Simply put: The Obama campaign understood how to empower individuals through technology. Arguably the best use of technology this cycle, the campaign's downloadable canvass application allowed users to walk their neighborhoods without needing to visit a local campaign office. While not always perfect, the Obama campaign used various rich data points borrowed from Facebook to send targeted e-mails around Election Day, urging people to help encourage specific friends in battleground states to vote for Obama. Supporters would open up their e-mail to see pictures of their friends staring at them, and with the click of a mouse could write testimony on their digital Facebook walls.

Republicans squabbling about messaging and reaching youth often have a common misconception that only young people are active online. At one point in the campaign, Ted Cruz’s average online donor was 55 and Newt Gingrich’s most active audience on Facebook were people 45+. Certainly issues that motivate a 55-year-old man in Florida to take action online are drastically different than those motivating a 25-year-old woman in New York. Most Republican campaigns this cycle lost out on harnessing the animosity online against Obama into anything tangible. Facebook messages, e-mails, and tweets often talked at voters, and not with them, missing the intimacy that digital communications allows.

Perhaps part of the issue is that Republican campaigns in particular have become focused on ad spending as a metric of success in a specific medium. If you look at tracking polls, the truth is that 90+% of the electorate was always polarized and already decided in this election before a single ad ran. Billions of dollars ran on television from super PACs trying to persuade and reach a small percentage of the electorate in each swing state, while virtually nothing went into creating forward-looking technologies that would be around to help the movement regardless of election results.

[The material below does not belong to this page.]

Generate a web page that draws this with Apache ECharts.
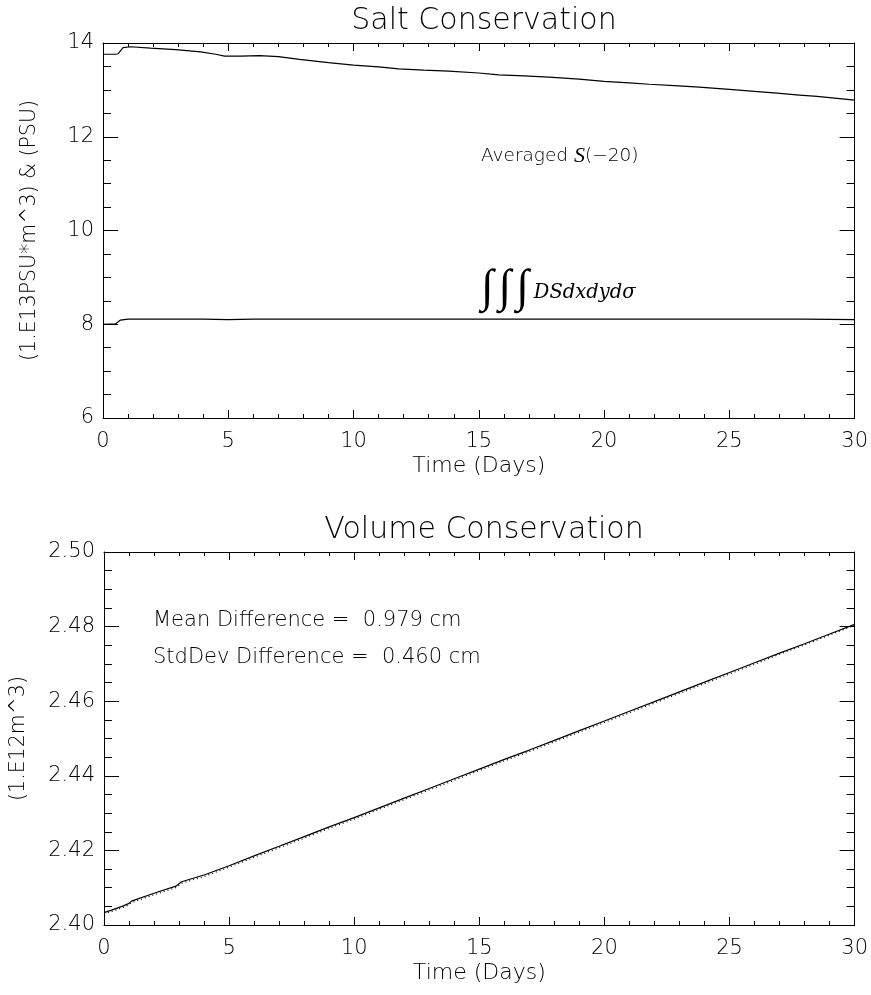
<!DOCTYPE html>
<html>
<head>
<meta charset="utf-8">
<script src="https://cdn.jsdelivr.net/npm/echarts@6/dist/echarts.min.js"></script>
<style>
html,body{margin:0;padding:0;background:#fff;}
#c{width:871px;height:995px;}
</style>
</head>
<body>
<div id="c"></div>
<script>
// ---------- Data ----------
const saltTitle = "Salt Conservation";
const volTitle = "Volume Conservation";
const xName = "Time (Days)";
const saltYName = "(1.E13PSU*m^3) & (PSU)";
const volYName = "(1.E12m^3)";

// Averaged S(-20)
const avgDays = [0, 0.5, 0.6, 0.8, 1.1, 1.9, 2.9, 3.9, 4.5, 4.85, 5.5, 6.25, 7.0, 7.84, 9.0, 10.0, 11.0, 11.8, 12.8, 13.8, 15.0, 15.8, 16.8, 17.8, 19.0, 20.0, 21.0, 21.8, 22.8, 23.8, 25.0, 26.0, 26.9, 27.8, 28.5, 29.3, 30];
const avgVals = [13.76, 13.76, 13.77, 13.90, 13.92, 13.89, 13.86, 13.81, 13.76, 13.72, 13.72, 13.73, 13.71, 13.65, 13.58, 13.53, 13.49, 13.45, 13.42, 13.40, 13.36, 13.32, 13.30, 13.27, 13.23, 13.18, 13.15, 13.12, 13.09, 13.06, 13.01, 12.97, 12.93, 12.89, 12.86, 12.82, 12.78];

// Integral of DS
const intDays = [0, 0.5, 0.7, 1.0, 2, 3, 4, 5, 6, 8, 10, 12, 15, 18, 20, 22, 25, 28, 30];
const intVals = [8.00, 8.01, 8.09, 8.11, 8.11, 8.11, 8.11, 8.10, 8.11, 8.11, 8.11, 8.11, 8.11, 8.11, 8.11, 8.11, 8.11, 8.11, 8.10];

// Volume (solid and dotted)
const volDays = [0, 0.3, 0.8, 1.0, 1.1, 2.0, 2.9, 3.1, 4.0, 5.0, 6.1, 7, 8, 9, 10, 11, 12, 13, 14, 15, 16, 17, 18, 19, 20, 21, 22, 23, 24, 25, 26, 27, 28, 29, 30];
const volSolid = [2.4033, 2.4040, 2.4052, 2.4058, 2.4064, 2.4085, 2.4105, 2.4116, 2.4134, 2.4159, 2.4188, 2.4211, 2.4237, 2.4263, 2.4288, 2.4314, 2.4340, 2.4366, 2.4392, 2.4418, 2.4444, 2.4469, 2.4495, 2.4521, 2.4547, 2.4573, 2.4599, 2.4625, 2.4651, 2.4677, 2.4703, 2.4729, 2.4754, 2.4780, 2.4806];
const volDotted = [2.4030, 2.4036, 2.4048, 2.4054, 2.4060, 2.4081, 2.4101, 2.4112, 2.4130, 2.4155, 2.4184, 2.4207, 2.4233, 2.4259, 2.4284, 2.4310, 2.4336, 2.4362, 2.4388, 2.4414, 2.4440, 2.4465, 2.4491, 2.4517, 2.4543, 2.4569, 2.4595, 2.4621, 2.4647, 2.4673, 2.4699, 2.4726, 2.4751, 2.4777, 2.4804];

const xTicks = [0, 5, 10, 15, 20, 25, 30];
const saltYTicks = [6, 8, 10, 12, 14];
const volYTicks = [2.40, 2.42, 2.44, 2.46, 2.48, 2.50];

const meanText = "Mean Difference =  0.979 cm";
const stdText = "StdDev Difference =  0.460 cm";

// ---------- Chart ----------
const FONT = "DejaVu Sans";
const FW = 200;
const pair = (xs, ys) => xs.map((x, i) => [x, ys[i]]);

function xAx(grid, pos, labels, name) {
  return {
    type: 'value', gridIndex: grid, position: pos,
    min: xTicks[0], max: xTicks[xTicks.length - 1], interval: 5,
    axisLine: {show: true, onZero: false, lineStyle: {color: '#000', width: 1}},
    axisTick: {show: true, inside: true, length: 8, lineStyle: {color: '#000'}},
    minorTick: {show: true, splitNumber: 5, length: 4, lineStyle: {color: '#000'}},
    splitLine: {show: false},
    axisLabel: {show: labels, margin: 13, color: '#000', fontFamily: FONT, fontWeight: FW, fontSize: 21},
    name: name || '', nameLocation: 'middle', nameGap: 37,
    nameTextStyle: {color: '#000', fontFamily: FONT, fontWeight: FW, fontSize: 22}
  };
}
function yAx(grid, pos, labels, min, max, interval, name, gap, fmt) {
  return {
    type: 'value', gridIndex: grid, position: pos,
    min: min, max: max, interval: interval,
    axisLine: {show: true, onZero: false, lineStyle: {color: '#000', width: 1}},
    axisTick: {show: true, inside: true, length: 15, lineStyle: {color: '#000'}},
    minorTick: {show: true, splitNumber: 4, length: 8, lineStyle: {color: '#000'}},
    splitLine: {show: false},
    axisLabel: {show: labels, margin: 9, color: '#000', fontFamily: FONT, fontWeight: FW, fontSize: 21, formatter: fmt},
    name: name || '', nameLocation: 'middle', nameGap: gap || 0,
    nameTextStyle: {color: '#000', fontFamily: FONT, fontWeight: FW, fontSize: 20.5}
  };
}

const chart = echarts.init(document.getElementById('c'), null, {renderer: 'canvas'});
chart.setOption({
  backgroundColor: '#fff',
  animation: false,
  title: [
    {text: saltTitle, left: 479, top: 1, textAlign: 'center',
     textStyle: {color: '#000', fontFamily: FONT, fontWeight: FW, fontSize: 30}},
    {text: volTitle, left: 479, top: 510, textAlign: 'center',
     textStyle: {color: '#000', fontFamily: FONT, fontWeight: FW, fontSize: 30}}
  ],
  grid: [
    {left: 103, top: 43, width: 754, height: 375},
    {left: 103, top: 552, width: 754, height: 373}
  ],
  xAxis: [
    xAx(0, 'bottom', true, xName),
    xAx(0, 'top', false),
    xAx(1, 'bottom', true, xName),
    xAx(1, 'top', false)
  ],
  yAxis: [
    yAx(0, 'left', true, 6, 14, 2, saltYName, 63, v => String(v)),
    yAx(0, 'right', false, 6, 14, 2),
    yAx(1, 'left', true, 2.40, 2.50, 0.02, volYName, 75, v => v.toFixed(2)),
    yAx(1, 'right', false, 2.40, 2.50, 0.02)
  ],
  series: [
    {type: 'line', xAxisIndex: 0, yAxisIndex: 0, data: pair(avgDays, avgVals), showSymbol: false,
     lineStyle: {color: '#000', width: 1.2}},
    {type: 'line', xAxisIndex: 0, yAxisIndex: 0, data: pair(intDays, intVals), showSymbol: false,
     lineStyle: {color: '#000', width: 1.2}},
    {type: 'line', xAxisIndex: 2, yAxisIndex: 2, data: pair(volDays, volDotted), showSymbol: false,
     lineStyle: {color: '#000', width: 1.2, type: [1, 3]}},
    {type: 'line', xAxisIndex: 2, yAxisIndex: 2, data: pair(volDays, volSolid), showSymbol: false,
     lineStyle: {color: '#000', width: 1.2}}
  ],
  graphic: [
    {type: 'text', left: 481, top: 145, style: {
      text: '{a|Averaged }{s|S}{a|(−20)}',
      rich: {
        a: {fontFamily: FONT, fontWeight: FW, fontSize: 18.5, fill: '#000'},
        s: {fontFamily: 'Liberation Serif', fontStyle: 'italic', fontSize: 22, fill: '#000'}
      }}},
    {type: 'text', left: 481, top: 266, style: {
      text: '{i|∫}{i|∫}{i|∫}{d|DSdxdydσ}',
      rich: {
        i: {fontFamily: 'Liberation Serif', fontSize: 46, fill: '#000', verticalAlign: 'bottom', padding: [0, 5, 0, 0]},
        d: {fontFamily: 'DejaVu Serif', fontStyle: 'italic', fontSize: 19.5, fill: '#000', verticalAlign: 'bottom', padding: [0, 0, 9, 0]}
      }}},
    {type: 'text', left: 153, top: 610, style: {text: meanText, fontFamily: FONT, fontWeight: FW, fontSize: 21, fill: '#000'}},
    {type: 'text', left: 153, top: 647, style: {text: stdText, fontFamily: FONT, fontWeight: FW, fontSize: 21, fill: '#000'}}
  ]
});
</script>
</body>
</html>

Sure, the Obama campaign spent money on television, but it also understood the marketing power in using others to advocate its brand. It knew that a voter sharing an advertisement on a friend’s wall was ultimately more powerful and a better use of money than costly and inefficient broadcast buys. There’s no doubt that television continues to be the dominant place people consume media, but does that necessarily mean it is the best place to persuade a voter? Pollsters, often among the smartest people working on campaigns, can help answer that question, but sometimes even they might need a little help.

A question I saw in the field this cycle asked, “What social network do you use the most?” with answers of Google, MySpace, Facebook, or Twitter. The results came back skewed heavily toward Google. Not because Google is dominant but because the question confused the voter by implying that Google’s search engine was a social network (Google’s social network is dwarfed by Facebook, in reality). The fact that MySpace still appeared as a serious answer also highlights the hard road we have ahead.

Another question I saw multiple pollsters ask this cycle was, “How often do you use the Internet to consume political news and information?” The responses came back unsurprisingly bleak and in one case was used to slash the digital budget. But is the voter watching Dancing with the Stars in Ohio consuming political news and information? Is the voter listening to country-music radio in Iowa consuming political news and information? A more relevant question would ask how voters use the Internet in terms of time and media consumption patterns.

In many cases consultants continue to hold digital to a higher standard, refusing to give money without knowing the immediate return on investment. Republicans cannot run successful forward-looking campaigns with this continuing to be the case. The Romney campaign certainly deserves credit for being able to utilize relationships to get digital properly funded, something that hadn’t been done in the previous cycle. The Republican Party as a whole, however, should yet again look to Obama’s use of technology as a means to empower individuals and figure out the best way to spend its money. We simply can’t afford not to.